**EXERCISE MATERIAL:**
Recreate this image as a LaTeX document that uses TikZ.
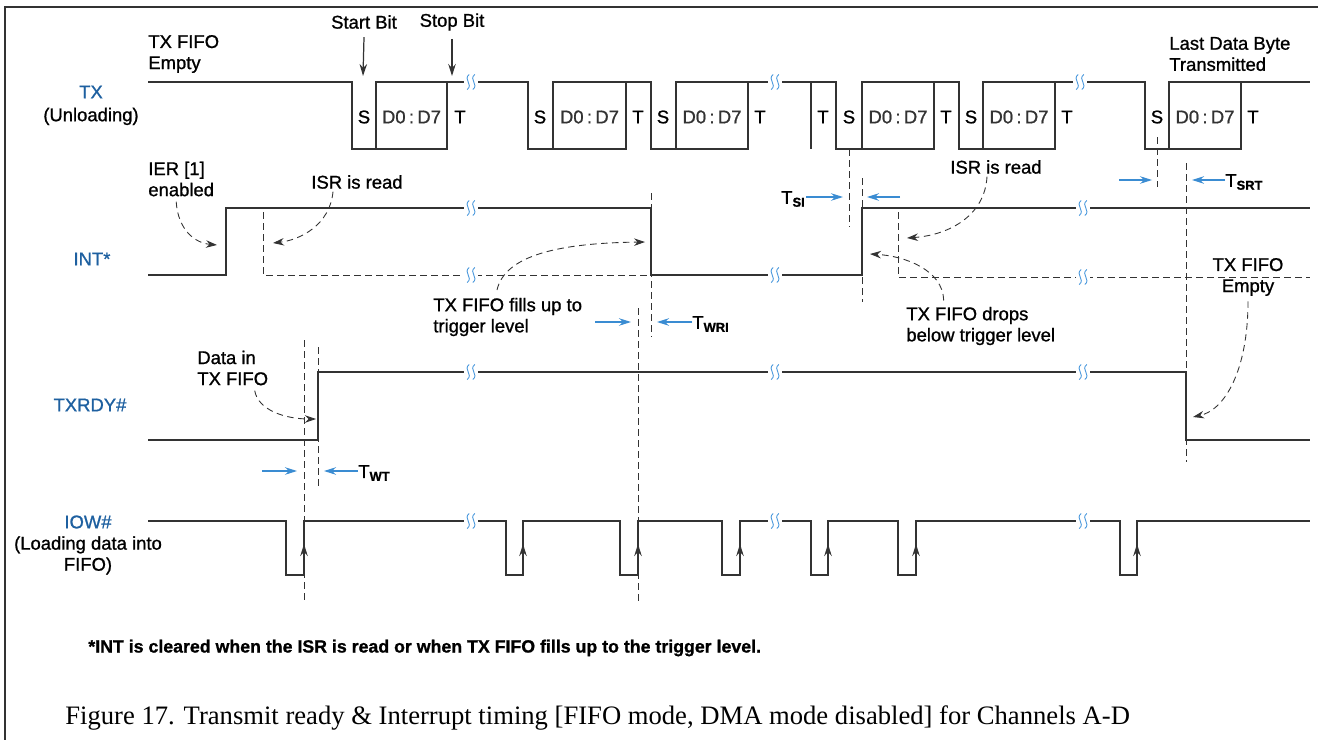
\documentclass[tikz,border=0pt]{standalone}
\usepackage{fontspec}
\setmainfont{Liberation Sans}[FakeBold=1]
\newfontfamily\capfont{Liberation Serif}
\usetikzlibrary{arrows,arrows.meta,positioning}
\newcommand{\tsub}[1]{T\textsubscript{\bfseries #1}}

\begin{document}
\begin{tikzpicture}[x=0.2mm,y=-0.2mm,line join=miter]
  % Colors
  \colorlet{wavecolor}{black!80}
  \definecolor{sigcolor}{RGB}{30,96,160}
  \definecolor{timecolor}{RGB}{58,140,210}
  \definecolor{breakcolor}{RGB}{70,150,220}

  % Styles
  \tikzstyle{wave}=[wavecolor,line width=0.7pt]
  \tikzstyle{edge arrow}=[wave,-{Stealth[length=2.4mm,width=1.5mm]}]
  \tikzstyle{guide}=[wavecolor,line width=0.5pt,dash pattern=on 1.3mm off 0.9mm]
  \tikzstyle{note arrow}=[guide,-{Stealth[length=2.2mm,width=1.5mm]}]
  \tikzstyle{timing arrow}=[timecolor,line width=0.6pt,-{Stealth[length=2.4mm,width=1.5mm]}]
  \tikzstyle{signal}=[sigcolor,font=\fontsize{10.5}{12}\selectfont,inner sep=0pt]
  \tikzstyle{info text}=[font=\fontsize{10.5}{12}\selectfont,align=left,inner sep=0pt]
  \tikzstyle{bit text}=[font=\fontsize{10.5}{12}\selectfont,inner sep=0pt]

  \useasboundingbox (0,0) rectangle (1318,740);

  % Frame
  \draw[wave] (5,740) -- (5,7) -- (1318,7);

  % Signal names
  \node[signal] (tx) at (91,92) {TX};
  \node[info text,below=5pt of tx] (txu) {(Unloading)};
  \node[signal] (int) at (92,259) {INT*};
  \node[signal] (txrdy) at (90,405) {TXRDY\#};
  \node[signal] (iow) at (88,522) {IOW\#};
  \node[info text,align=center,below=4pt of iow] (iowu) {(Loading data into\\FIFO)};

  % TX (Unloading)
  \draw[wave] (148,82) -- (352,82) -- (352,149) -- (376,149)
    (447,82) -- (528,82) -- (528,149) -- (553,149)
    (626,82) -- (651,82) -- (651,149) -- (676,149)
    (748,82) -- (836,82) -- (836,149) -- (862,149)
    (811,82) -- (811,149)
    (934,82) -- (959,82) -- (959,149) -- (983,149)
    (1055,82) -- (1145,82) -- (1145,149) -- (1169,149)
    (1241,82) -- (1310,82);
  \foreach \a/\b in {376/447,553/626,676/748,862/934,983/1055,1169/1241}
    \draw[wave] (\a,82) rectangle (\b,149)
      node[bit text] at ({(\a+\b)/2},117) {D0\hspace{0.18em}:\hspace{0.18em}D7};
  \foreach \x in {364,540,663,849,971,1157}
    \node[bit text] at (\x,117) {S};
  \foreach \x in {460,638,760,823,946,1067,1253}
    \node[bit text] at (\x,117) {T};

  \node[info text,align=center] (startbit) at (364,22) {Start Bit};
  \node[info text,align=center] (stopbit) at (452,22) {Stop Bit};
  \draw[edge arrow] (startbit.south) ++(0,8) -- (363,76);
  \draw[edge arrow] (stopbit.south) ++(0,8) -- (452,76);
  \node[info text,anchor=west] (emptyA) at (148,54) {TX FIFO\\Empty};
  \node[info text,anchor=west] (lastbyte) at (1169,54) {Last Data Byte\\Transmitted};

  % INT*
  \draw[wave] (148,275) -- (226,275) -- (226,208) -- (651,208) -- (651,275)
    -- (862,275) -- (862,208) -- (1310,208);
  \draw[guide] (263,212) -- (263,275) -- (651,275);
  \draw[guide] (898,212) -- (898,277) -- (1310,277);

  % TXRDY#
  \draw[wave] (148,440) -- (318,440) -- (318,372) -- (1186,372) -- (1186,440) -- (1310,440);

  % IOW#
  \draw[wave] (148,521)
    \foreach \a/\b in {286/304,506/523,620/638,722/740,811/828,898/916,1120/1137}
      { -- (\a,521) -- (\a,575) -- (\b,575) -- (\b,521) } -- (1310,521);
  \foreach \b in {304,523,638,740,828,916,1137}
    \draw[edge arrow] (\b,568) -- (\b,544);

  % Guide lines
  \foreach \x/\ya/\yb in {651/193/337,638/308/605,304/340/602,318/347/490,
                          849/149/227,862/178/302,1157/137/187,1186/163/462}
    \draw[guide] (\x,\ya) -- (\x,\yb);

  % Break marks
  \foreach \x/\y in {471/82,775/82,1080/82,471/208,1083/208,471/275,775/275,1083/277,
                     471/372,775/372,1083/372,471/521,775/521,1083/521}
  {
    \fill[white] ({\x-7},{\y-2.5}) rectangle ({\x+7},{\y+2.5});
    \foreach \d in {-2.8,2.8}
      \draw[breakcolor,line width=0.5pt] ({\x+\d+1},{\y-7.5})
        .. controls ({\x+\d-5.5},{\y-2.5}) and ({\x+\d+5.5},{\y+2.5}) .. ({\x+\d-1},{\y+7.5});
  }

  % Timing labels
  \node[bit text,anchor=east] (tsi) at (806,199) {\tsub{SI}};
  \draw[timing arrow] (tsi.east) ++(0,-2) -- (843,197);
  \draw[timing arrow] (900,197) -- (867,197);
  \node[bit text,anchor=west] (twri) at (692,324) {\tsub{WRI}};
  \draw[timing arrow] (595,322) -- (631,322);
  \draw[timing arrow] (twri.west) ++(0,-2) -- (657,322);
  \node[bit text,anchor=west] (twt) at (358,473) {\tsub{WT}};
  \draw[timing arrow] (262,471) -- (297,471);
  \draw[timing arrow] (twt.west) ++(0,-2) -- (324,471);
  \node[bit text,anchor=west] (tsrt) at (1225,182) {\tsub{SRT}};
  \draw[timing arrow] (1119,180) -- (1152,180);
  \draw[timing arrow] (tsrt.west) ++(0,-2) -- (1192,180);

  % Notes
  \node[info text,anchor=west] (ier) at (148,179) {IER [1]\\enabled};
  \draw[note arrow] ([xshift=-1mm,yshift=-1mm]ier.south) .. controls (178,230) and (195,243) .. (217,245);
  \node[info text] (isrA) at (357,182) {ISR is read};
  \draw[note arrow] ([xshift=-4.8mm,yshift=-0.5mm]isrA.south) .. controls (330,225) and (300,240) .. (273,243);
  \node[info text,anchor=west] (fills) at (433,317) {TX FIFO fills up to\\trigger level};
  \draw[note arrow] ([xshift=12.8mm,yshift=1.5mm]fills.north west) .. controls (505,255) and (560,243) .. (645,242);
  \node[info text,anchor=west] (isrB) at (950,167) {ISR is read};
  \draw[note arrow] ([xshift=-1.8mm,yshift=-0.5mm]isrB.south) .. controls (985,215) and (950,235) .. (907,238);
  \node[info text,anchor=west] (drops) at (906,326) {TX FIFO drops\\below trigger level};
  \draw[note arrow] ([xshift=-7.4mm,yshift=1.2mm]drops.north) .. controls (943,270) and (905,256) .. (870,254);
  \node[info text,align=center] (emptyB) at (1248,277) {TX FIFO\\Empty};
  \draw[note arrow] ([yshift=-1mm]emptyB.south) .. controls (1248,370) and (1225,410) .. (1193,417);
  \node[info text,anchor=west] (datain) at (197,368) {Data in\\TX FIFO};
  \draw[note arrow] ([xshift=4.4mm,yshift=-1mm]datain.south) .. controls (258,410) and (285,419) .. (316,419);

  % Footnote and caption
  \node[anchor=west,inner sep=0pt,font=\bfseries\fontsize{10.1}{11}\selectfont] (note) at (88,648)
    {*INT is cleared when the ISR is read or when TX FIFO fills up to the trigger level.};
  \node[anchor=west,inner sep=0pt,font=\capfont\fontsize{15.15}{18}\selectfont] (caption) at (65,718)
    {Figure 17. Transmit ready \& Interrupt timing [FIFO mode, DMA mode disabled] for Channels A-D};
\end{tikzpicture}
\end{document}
...
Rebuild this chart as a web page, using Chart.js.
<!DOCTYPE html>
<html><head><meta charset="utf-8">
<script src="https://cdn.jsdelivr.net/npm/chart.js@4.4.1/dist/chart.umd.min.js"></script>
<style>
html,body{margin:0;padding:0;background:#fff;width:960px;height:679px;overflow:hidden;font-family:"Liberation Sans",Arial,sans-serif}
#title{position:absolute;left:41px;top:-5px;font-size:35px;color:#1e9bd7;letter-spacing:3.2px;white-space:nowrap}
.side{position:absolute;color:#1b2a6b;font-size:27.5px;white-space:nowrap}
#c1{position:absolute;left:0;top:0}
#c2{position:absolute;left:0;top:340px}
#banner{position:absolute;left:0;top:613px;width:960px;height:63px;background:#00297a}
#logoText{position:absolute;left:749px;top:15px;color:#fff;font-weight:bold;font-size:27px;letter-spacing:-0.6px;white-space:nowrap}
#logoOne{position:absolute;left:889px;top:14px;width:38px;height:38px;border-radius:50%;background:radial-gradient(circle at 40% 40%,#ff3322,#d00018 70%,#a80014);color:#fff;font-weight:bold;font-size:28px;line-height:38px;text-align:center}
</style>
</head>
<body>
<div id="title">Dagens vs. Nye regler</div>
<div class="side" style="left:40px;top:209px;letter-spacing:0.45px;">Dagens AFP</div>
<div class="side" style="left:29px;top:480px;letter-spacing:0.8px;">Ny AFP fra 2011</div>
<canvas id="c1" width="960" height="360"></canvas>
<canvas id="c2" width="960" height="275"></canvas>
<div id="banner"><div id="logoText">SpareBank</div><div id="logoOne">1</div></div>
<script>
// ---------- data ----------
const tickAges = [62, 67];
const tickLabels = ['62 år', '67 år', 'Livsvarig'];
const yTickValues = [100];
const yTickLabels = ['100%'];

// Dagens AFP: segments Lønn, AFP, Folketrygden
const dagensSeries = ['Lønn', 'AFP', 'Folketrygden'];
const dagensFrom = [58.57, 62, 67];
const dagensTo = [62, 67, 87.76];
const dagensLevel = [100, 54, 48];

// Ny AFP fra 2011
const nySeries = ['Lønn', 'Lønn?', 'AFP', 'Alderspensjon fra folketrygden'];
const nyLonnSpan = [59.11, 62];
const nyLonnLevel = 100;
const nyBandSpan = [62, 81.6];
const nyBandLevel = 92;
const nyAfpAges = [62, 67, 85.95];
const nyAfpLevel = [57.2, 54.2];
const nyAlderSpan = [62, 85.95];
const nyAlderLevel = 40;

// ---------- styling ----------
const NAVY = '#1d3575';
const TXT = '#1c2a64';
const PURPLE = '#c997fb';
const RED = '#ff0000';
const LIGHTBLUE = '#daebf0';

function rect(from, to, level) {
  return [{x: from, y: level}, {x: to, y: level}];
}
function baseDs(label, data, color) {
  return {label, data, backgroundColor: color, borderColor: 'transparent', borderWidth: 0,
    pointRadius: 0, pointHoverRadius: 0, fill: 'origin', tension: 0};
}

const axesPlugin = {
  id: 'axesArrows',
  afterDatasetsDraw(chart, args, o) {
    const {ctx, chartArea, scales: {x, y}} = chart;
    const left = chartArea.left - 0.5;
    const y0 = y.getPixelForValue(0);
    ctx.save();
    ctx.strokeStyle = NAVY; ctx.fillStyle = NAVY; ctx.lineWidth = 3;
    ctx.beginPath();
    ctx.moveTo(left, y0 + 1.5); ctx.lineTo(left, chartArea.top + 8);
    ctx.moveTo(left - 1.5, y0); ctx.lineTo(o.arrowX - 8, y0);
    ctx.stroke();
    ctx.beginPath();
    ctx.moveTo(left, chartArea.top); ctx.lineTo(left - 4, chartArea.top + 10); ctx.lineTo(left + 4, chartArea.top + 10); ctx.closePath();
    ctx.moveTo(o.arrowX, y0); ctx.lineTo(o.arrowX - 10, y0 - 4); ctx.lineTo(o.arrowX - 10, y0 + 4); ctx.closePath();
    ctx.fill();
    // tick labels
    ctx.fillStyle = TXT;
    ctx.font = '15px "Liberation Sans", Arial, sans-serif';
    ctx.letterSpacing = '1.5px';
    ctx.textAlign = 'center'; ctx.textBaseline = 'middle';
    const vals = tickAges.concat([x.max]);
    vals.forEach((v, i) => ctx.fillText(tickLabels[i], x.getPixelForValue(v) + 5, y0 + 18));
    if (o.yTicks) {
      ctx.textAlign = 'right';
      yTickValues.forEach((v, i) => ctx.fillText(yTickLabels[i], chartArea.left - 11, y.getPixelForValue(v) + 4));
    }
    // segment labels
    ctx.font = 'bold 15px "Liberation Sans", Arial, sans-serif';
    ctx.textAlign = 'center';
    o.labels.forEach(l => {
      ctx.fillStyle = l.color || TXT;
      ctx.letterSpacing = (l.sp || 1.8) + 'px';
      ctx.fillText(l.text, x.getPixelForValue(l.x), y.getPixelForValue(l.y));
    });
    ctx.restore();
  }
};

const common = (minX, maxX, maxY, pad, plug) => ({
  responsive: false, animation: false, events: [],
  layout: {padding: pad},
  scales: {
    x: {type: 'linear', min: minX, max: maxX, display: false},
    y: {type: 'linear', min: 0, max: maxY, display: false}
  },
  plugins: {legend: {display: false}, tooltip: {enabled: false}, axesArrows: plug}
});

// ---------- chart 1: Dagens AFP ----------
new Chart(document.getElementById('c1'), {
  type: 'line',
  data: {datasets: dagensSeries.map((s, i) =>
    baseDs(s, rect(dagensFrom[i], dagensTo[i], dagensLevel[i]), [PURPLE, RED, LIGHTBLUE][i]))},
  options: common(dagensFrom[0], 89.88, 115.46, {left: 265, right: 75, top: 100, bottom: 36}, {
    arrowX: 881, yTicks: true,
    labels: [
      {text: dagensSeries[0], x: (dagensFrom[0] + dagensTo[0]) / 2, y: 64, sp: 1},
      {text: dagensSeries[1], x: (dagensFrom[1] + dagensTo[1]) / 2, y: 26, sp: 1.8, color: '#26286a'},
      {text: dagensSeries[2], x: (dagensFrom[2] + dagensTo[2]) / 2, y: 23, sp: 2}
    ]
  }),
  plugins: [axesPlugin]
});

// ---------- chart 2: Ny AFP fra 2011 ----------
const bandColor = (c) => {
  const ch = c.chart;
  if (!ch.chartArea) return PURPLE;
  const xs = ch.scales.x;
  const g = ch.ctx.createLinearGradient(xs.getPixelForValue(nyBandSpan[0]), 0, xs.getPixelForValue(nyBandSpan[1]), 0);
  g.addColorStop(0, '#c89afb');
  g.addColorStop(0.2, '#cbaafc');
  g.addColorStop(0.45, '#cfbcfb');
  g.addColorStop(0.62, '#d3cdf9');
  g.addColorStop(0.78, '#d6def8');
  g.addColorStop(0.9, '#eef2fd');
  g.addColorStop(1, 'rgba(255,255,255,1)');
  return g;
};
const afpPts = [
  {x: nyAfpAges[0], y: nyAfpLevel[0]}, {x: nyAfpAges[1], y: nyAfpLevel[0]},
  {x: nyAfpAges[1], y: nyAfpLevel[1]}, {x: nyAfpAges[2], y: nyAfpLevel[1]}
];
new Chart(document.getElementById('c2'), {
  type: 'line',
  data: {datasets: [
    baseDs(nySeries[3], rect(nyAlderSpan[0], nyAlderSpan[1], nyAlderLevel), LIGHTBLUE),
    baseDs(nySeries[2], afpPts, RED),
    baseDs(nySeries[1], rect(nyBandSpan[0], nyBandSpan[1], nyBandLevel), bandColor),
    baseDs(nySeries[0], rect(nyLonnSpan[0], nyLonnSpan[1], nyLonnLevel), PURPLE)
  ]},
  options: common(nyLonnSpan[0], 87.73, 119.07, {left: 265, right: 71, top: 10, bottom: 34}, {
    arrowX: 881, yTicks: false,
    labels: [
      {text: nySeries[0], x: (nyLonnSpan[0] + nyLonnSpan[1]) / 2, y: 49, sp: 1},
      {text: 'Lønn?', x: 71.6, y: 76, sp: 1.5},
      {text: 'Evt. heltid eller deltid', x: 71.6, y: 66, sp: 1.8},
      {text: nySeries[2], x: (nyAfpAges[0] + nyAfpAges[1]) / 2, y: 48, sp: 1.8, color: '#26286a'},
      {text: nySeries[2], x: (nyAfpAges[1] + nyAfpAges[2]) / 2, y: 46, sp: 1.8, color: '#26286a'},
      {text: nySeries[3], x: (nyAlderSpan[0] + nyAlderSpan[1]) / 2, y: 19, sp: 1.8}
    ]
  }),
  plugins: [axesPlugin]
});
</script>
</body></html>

**WHAT YOU HAVE TO DO:**
Up in the listing, locate the line with "Recreate this image"; print it and every line after it down to the line with "text,align=center,below=4pt of iow]", which is included too. Skip the pictures.

**CORRECT OUTPUT:**
Recreate this image as a LaTeX document that uses TikZ.
\documentclass[tikz,border=0pt]{standalone}
\usepackage{fontspec}
\setmainfont{Liberation Sans}[FakeBold=1]
\newfontfamily\capfont{Liberation Serif}
\usetikzlibrary{arrows,arrows.meta,positioning}
\newcommand{\tsub}[1]{T\textsubscript{\bfseries #1}}

\begin{document}
\begin{tikzpicture}[x=0.2mm,y=-0.2mm,line join=miter]
  % Colors
  \colorlet{wavecolor}{black!80}
  \definecolor{sigcolor}{RGB}{30,96,160}
  \definecolor{timecolor}{RGB}{58,140,210}
  \definecolor{breakcolor}{RGB}{70,150,220}

  % Styles
  \tikzstyle{wave}=[wavecolor,line width=0.7pt]
  \tikzstyle{edge arrow}=[wave,-{Stealth[length=2.4mm,width=1.5mm]}]
  \tikzstyle{guide}=[wavecolor,line width=0.5pt,dash pattern=on 1.3mm off 0.9mm]
  \tikzstyle{note arrow}=[guide,-{Stealth[length=2.2mm,width=1.5mm]}]
  \tikzstyle{timing arrow}=[timecolor,line width=0.6pt,-{Stealth[length=2.4mm,width=1.5mm]}]
  \tikzstyle{signal}=[sigcolor,font=\fontsize{10.5}{12}\selectfont,inner sep=0pt]
  \tikzstyle{info text}=[font=\fontsize{10.5}{12}\selectfont,align=left,inner sep=0pt]
  \tikzstyle{bit text}=[font=\fontsize{10.5}{12}\selectfont,inner sep=0pt]

  \useasboundingbox (0,0) rectangle (1318,740);

  % Frame
  \draw[wave] (5,740) -- (5,7) -- (1318,7);

  % Signal names
  \node[signal] (tx) at (91,92) {TX};
  \node[info text,below=5pt of tx] (txu) {(Unloading)};
  \node[signal] (int) at (92,259) {INT*};
  \node[signal] (txrdy) at (90,405) {TXRDY\#};
  \node[signal] (iow) at (88,522) {IOW\#};
  \node[info text,align=center,below=4pt of iow] (iowu) {(Loading data into\\FIFO)};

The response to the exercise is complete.